Insomma, uno come Stroll non l'avresti gestito: «Non so dirti, mi dicono che ha tanti soldi, che lo fanno girare molto con uno staff suo. Ecco, posso dire che con le F.1 di oggi i ragazzi sono avvantaggiati, guarda Verstappen che appena salito è andato subito forte. È un'altra F.1, poco da fare e questi ragazzi vengono forgiati apposta per queste corse così».

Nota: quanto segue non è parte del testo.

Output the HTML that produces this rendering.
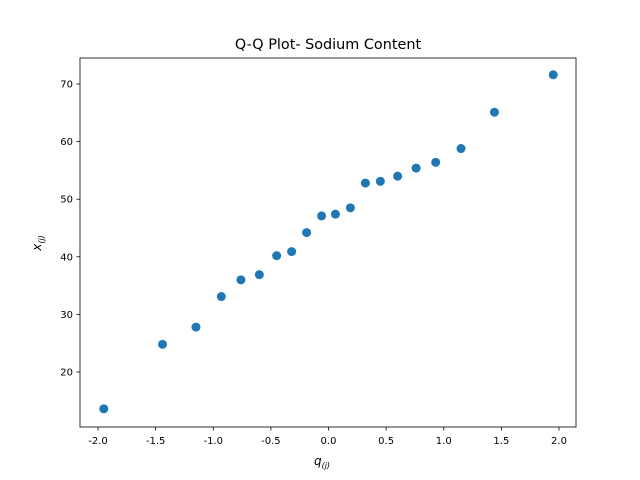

Non è che ai tuoi tempi la macchina contasse meno di oggi, dai... Con la Life non hai cavato un ragno dal buco...«Ecco, parliamo di Life, dopo l'esperienza Toleman McLaren o Alfa Romeo, una gran macchina con la quale avremmo potuto vincere dei GP senza delle piccole cavolate che ci hanno fermato, ecco la Life, dicevo, era meno peggio di quello che sembrava. Il telaio era buono, era infatti quello costruito per la First di Lamberto Leoni per un progetto che poi è saltato. Vita ha recuperato il materiale e con l'ingegner Rocchi ha deciso di montare un motore avveniristico. Era il tempo dei 12 cilindri. A V erano troppo lunghi (vedi il Lamborghini dell'epoca) invece noi avevamo un motore a W, cioè tre file da 4 cilindri l'uno. Venne anche Roche, lo scomparso capo ingegnere della BMW, a vederlo e fece i complimenti. Dal punto di vista meccanico era stupendo, aveva una coppia incredibile, faceva paura. Il guaio è che avevamo al massimo 380 cavalli contro i 750 degli altri, per cui eravamo nelle peste. A Montecarlo ero più lento della F.3 in certi tratti, ma solo perché le F.3 erano più piccole e agili io invece dovevo portarmi dietro tutto il barcone di macchina. Fu un progetto fallito perché ci volevano troppi soldi e tecnologia per svilupparlo. Quando poi siamo passati al motore Judd V8, orami era tardi, i debiti tanti e soldi pochi, per cui è finita l'avventura. Ma lo ripeto: il telaio e la struttura non erano male, eravamo quattro gatti, ma almeno ci abbiamo provato a fare qualcosa di diverso!»